Dodging the draft

Kim Jong-un has managed to achieve something that Presidents Johnson and Nixon couldn’t – get the draft dodging Donald Trump to Vietnam. Of course Trump didn’t stay long – soon leaving on a jet plane.

But it makes you wonder about Presidents and military service. JFK saw service and was hailed as a hero – partly because of ghost-writing paid for by his father, Joseph Kennedy, the old bootlegger, short seller and inside trader. General Ulysses S. Grant was a great General although the loss of life his troops sustained was horrific. Lincoln’s Presidential opponent, General George McLellan, might as well have been a conscientious objector given his reluctance to engage with, or even chase, the enemy.

Eisenhower didn’t graduate near the top of his West Point class, unlike the unhinged Patton, but he was smart enough to know that the future of successful warfare would be determined by logistics as much as strategy and courage. George H.W. Bush was the last US President to see service although the form of his son’s service has continued to be controversial.

Bill Clinton was very much the ‘slick Willy’ who ‘didn’t inhale’ and who signed up for ROTC and then reneged after his number in the draft lottery failed to come up.

But the Donald is in a class of his own and apparently doesn’t have any records which prove he had the bone spurs which supposedly stopped him from going to Vietnam.

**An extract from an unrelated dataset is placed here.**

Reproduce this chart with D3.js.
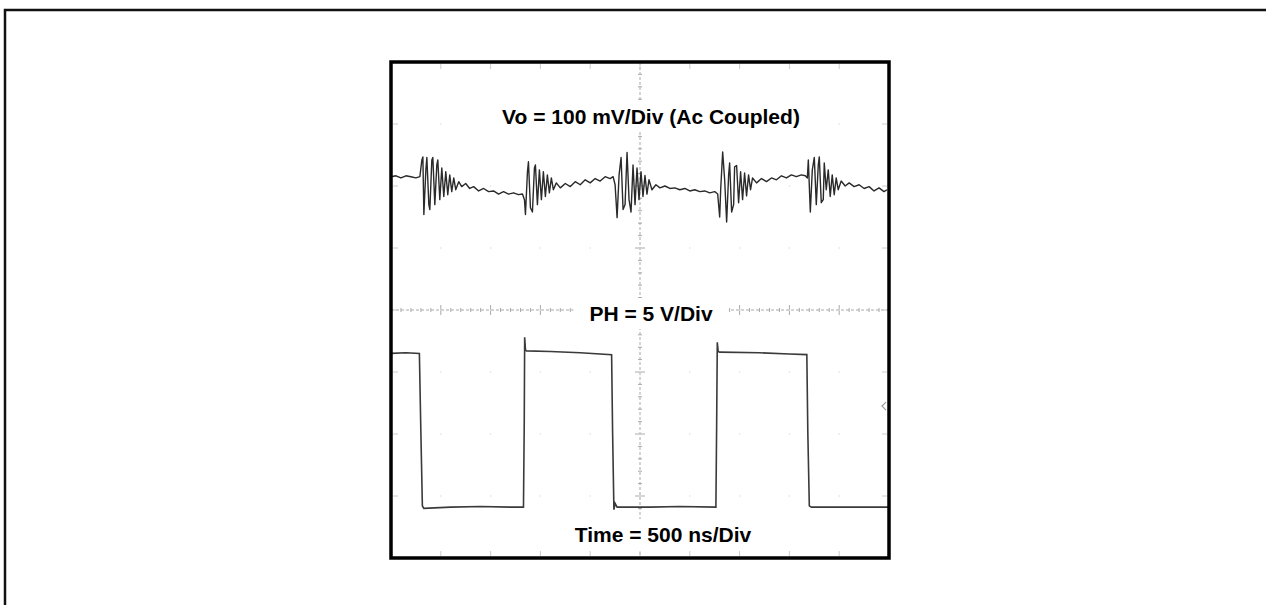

Nevertheless, we can expect that at some stage he will claim he probably should have gone because he could have struck a deal to end the war.

Neither Trump nor Clinton were motivated by conscientious objection. For them it was a matter of gaming the system to protect themselves. Genuine conscientious objectors, in contrast, are brave people and the blog knows a number of his generation who went into hiding rather than, as the blog did, go into the Army and then to Vietnam. One of the blog’s own gunners, a quietly spoken Christian, finally said enough on exercises at Canungra Jungle Training Centre and was largely treated decently by fellow soldiers and the Army.

The problem of conscientious objection peaked during World War I with the scattering of white feathers by patriotic women. To register as an objector it was necessary to go before a court and convince a magistrate – usually someone from the local gentry – of your sincerity. A popular test of objectors by those on the bench was to ask what the objector would do if the wicked Hun was about to attack the objector’s sister. ‘Attack’ of course being code for awful sexual assaults and the persistence of the questioning around the subject reflected conservative obsession with sex and a significant strand in anti-German propaganda.

The author Lytton Strachey was one such objector so interrogated. It appears that he did get asked the menacing Hun question but in the years to follow the question from the bench was mythologised as: “What would you do Mr Strachey if a huge enraged Zulu was about to attack your sister with an assegai?”

Whichever version was actually asked Strachey archly replied: “I would endeavour to interpose myself between him and her.”